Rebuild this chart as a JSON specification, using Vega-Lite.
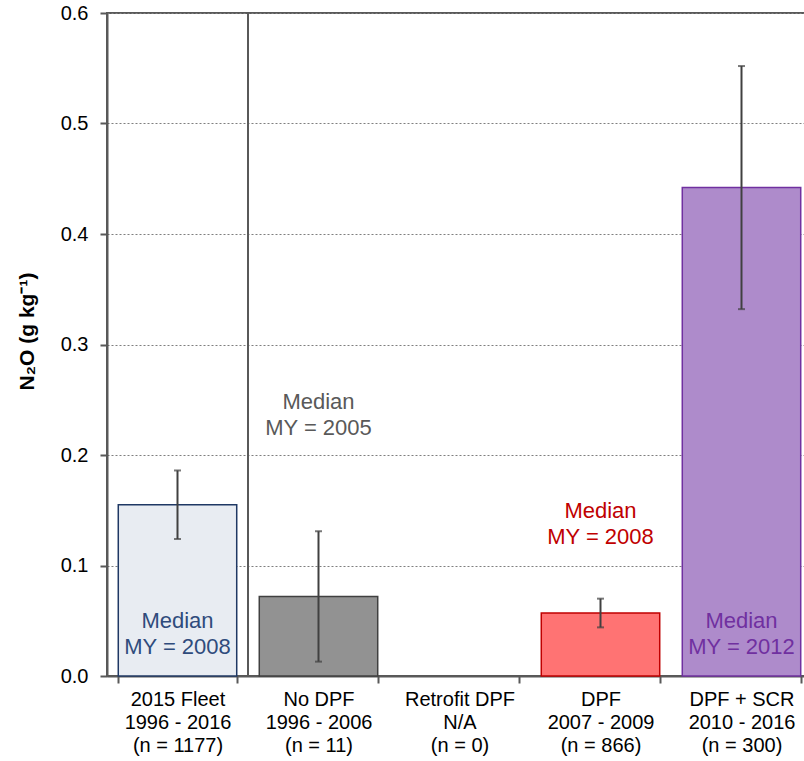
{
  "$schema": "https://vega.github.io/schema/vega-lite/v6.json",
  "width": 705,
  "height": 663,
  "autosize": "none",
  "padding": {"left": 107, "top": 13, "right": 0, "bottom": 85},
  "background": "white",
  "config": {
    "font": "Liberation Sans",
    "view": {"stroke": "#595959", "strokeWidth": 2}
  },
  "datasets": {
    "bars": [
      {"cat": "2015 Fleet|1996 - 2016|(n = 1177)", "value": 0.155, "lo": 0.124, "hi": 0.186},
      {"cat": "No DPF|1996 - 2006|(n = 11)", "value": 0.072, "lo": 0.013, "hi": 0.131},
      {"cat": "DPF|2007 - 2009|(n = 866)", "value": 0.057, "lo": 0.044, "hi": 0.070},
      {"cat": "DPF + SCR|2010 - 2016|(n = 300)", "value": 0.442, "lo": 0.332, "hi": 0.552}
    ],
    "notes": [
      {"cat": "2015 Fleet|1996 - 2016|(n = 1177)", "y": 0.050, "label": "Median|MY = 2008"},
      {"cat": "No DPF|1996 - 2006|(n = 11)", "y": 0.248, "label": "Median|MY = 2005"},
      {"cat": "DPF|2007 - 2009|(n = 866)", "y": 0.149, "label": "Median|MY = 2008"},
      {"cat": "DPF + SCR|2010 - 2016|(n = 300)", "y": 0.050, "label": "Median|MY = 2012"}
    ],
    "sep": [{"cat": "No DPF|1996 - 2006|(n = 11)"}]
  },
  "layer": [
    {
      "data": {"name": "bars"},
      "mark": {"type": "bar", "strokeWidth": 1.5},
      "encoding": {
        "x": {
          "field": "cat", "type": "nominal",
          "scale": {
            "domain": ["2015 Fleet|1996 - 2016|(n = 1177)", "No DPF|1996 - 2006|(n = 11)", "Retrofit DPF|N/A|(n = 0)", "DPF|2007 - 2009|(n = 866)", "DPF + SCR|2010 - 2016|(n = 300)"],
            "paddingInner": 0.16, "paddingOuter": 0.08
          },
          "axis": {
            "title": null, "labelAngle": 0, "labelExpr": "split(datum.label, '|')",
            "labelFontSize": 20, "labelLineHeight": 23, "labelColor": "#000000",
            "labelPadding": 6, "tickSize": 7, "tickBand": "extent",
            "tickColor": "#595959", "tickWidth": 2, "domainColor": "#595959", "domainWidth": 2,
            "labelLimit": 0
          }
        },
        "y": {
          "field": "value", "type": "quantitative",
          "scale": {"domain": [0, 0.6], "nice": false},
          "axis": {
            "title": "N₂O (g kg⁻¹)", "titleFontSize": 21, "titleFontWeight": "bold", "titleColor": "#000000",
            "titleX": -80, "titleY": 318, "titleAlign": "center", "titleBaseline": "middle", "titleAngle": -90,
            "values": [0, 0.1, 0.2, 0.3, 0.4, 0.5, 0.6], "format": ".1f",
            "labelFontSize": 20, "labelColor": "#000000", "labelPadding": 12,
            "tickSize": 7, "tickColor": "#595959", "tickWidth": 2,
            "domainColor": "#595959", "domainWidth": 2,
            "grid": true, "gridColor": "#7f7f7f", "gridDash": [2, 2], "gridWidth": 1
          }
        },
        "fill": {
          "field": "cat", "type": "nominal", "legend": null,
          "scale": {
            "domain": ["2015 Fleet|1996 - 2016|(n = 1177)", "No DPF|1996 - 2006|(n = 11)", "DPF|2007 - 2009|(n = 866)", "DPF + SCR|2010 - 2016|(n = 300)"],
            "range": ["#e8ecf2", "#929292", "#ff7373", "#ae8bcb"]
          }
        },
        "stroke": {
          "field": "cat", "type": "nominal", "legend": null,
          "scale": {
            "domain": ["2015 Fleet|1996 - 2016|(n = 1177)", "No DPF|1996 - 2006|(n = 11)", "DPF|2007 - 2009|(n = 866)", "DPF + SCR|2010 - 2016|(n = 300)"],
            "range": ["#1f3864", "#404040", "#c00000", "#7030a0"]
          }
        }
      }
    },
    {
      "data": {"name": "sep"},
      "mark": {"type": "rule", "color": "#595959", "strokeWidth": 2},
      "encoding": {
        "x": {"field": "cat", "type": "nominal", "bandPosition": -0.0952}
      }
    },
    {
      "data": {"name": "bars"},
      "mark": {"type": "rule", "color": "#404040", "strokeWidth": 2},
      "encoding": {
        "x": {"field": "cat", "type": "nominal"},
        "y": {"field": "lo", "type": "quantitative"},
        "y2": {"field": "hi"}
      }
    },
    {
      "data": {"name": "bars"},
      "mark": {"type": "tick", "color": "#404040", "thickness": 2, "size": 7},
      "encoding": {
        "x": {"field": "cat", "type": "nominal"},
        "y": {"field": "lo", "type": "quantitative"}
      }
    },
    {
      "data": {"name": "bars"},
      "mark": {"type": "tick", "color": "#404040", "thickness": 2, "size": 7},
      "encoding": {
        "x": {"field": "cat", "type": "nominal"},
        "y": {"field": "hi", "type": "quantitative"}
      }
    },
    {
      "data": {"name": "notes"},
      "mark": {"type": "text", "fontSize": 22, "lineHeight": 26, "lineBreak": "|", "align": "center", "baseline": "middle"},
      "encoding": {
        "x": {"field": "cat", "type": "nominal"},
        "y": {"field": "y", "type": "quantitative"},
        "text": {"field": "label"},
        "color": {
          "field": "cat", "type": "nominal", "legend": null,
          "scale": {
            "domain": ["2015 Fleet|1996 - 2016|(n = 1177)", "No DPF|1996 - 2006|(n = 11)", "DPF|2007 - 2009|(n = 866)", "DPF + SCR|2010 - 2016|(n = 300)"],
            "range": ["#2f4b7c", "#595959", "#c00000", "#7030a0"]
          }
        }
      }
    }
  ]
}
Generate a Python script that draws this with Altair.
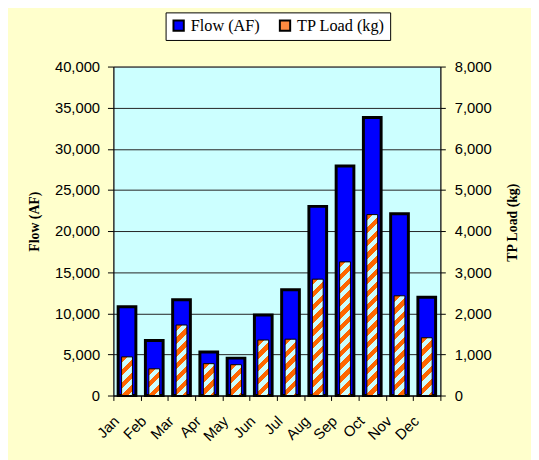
++++++
WHAT IS NEEDED:
Leave the pictures out and copy the rest of the data exactly.

FULL ANSWER:
Rebuild this chart as a JSON specification, using Vega-Lite.
{
  "$schema": "https://vega.github.io/schema/vega-lite/v6.json",
  "width": 705,
  "height": 663,
  "autosize": "none",
  "padding": {"left": 107, "top": 13, "right": 0, "bottom": 85},
  "background": "white",
  "config": {
    "font": "Liberation Sans",
    "view": {"stroke": "#595959", "strokeWidth": 2}
  },
  "datasets": {
    "bars": [
      {"cat": "2015 Fleet|1996 - 2016|(n = 1177)", "value": 0.155, "lo": 0.124, "hi": 0.186},
      {"cat": "No DPF|1996 - 2006|(n = 11)", "value": 0.072, "lo": 0.013, "hi": 0.131},
      {"cat": "DPF|2007 - 2009|(n = 866)", "value": 0.057, "lo": 0.044, "hi": 0.070},
      {"cat": "DPF + SCR|2010 - 2016|(n = 300)", "value": 0.442, "lo": 0.332, "hi": 0.552}
    ],
    "notes": [
      {"cat": "2015 Fleet|1996 - 2016|(n = 1177)", "y": 0.050, "label": "Median|MY = 2008"},
      {"cat": "No DPF|1996 - 2006|(n = 11)", "y": 0.248, "label": "Median|MY = 2005"},
      {"cat": "DPF|2007 - 2009|(n = 866)", "y": 0.149, "label": "Median|MY = 2008"},
      {"cat": "DPF + SCR|2010 - 2016|(n = 300)", "y": 0.050, "label": "Median|MY = 2012"}
    ],
    "sep": [{"cat": "No DPF|1996 - 2006|(n = 11)"}]
  },
  "layer": [
    {
      "data": {"name": "bars"},
      "mark": {"type": "bar", "strokeWidth": 1.5},
      "encoding": {
        "x": {
          "field": "cat", "type": "nominal",
          "scale": {
            "domain": ["2015 Fleet|1996 - 2016|(n = 1177)", "No DPF|1996 - 2006|(n = 11)", "Retrofit DPF|N/A|(n = 0)", "DPF|2007 - 2009|(n = 866)", "DPF + SCR|2010 - 2016|(n = 300)"],
            "paddingInner": 0.16, "paddingOuter": 0.08
          },
          "axis": {
            "title": null, "labelAngle": 0, "labelExpr": "split(datum.label, '|')",
            "labelFontSize": 20, "labelLineHeight": 23, "labelColor": "#000000",
            "labelPadding": 6, "tickSize": 7, "tickBand": "extent",
            "tickColor": "#595959", "tickWidth": 2, "domainColor": "#595959", "domainWidth": 2,
            "labelLimit": 0
          }
        },
        "y": {
          "field": "value", "type": "quantitative",
          "scale": {"domain": [0, 0.6], "nice": false},
          "axis": {
            "title": "N₂O (g kg⁻¹)", "titleFontSize": 21, "titleFontWeight": "bold", "titleColor": "#000000",
            "titleX": -80, "titleY": 318, "titleAlign": "center", "titleBaseline": "middle", "titleAngle": -90,
            "values": [0, 0.1, 0.2, 0.3, 0.4, 0.5, 0.6], "format": ".1f",
            "labelFontSize": 20, "labelColor": "#000000", "labelPadding": 12,
            "tickSize": 7, "tickColor": "#595959", "tickWidth": 2,
            "domainColor": "#595959", "domainWidth": 2,
            "grid": true, "gridColor": "#7f7f7f", "gridDash": [2, 2], "gridWidth": 1
          }
        },
        "fill": {
          "field": "cat", "type": "nominal", "legend": null,
          "scale": {
            "domain": ["2015 Fleet|1996 - 2016|(n = 1177)", "No DPF|1996 - 2006|(n = 11)", "DPF|2007 - 2009|(n = 866)", "DPF + SCR|2010 - 2016|(n = 300)"],
            "range": ["#e8ecf2", "#929292", "#ff7373", "#ae8bcb"]
          }
        },
        "stroke": {
          "field": "cat", "type": "nominal", "legend": null,
          "scale": {
            "domain": ["2015 Fleet|1996 - 2016|(n = 1177)", "No DPF|1996 - 2006|(n = 11)", "DPF|2007 - 2009|(n = 866)", "DPF + SCR|2010 - 2016|(n = 300)"],
            "range": ["#1f3864", "#404040", "#c00000", "#7030a0"]
          }
        }
      }
    },
    {
      "data": {"name": "sep"},
      "mark": {"type": "rule", "color": "#595959", "strokeWidth": 2},
      "encoding": {
        "x": {"field": "cat", "type": "nominal", "bandPosition": -0.0952}
      }
    },
    {
      "data": {"name": "bars"},
      "mark": {"type": "rule", "color": "#404040", "strokeWidth": 2},
      "encoding": {
        "x": {"field": "cat", "type": "nominal"},
        "y": {"field": "lo", "type": "quantitative"},
        "y2": {"field": "hi"}
      }
    },
    {
      "data": {"name": "bars"},
      "mark": {"type": "tick", "color": "#404040", "thickness": 2, "size": 7},
      "encoding": {
        "x": {"field": "cat", "type": "nominal"},
        "y": {"field": "lo", "type": "quantitative"}
      }
    },
    {
      "data": {"name": "bars"},
      "mark": {"type": "tick", "color": "#404040", "thickness": 2, "size": 7},
      "encoding": {
        "x": {"field": "cat", "type": "nominal"},
        "y": {"field": "hi", "type": "quantitative"}
      }
    },
    {
      "data": {"name": "notes"},
      "mark": {"type": "text", "fontSize": 22, "lineHeight": 26, "lineBreak": "|", "align": "center", "baseline": "middle"},
      "encoding": {
        "x": {"field": "cat", "type": "nominal"},
        "y": {"field": "y", "type": "quantitative"},
        "text": {"field": "label"},
        "color": {
          "field": "cat", "type": "nominal", "legend": null,
          "scale": {
            "domain": ["2015 Fleet|1996 - 2016|(n = 1177)", "No DPF|1996 - 2006|(n = 11)", "DPF|2007 - 2009|(n = 866)", "DPF + SCR|2010 - 2016|(n = 300)"],
            "range": ["#2f4b7c", "#595959", "#c00000", "#7030a0"]
          }
        }
      }
    }
  ]
}
Generate a Python script that draws this with Altair.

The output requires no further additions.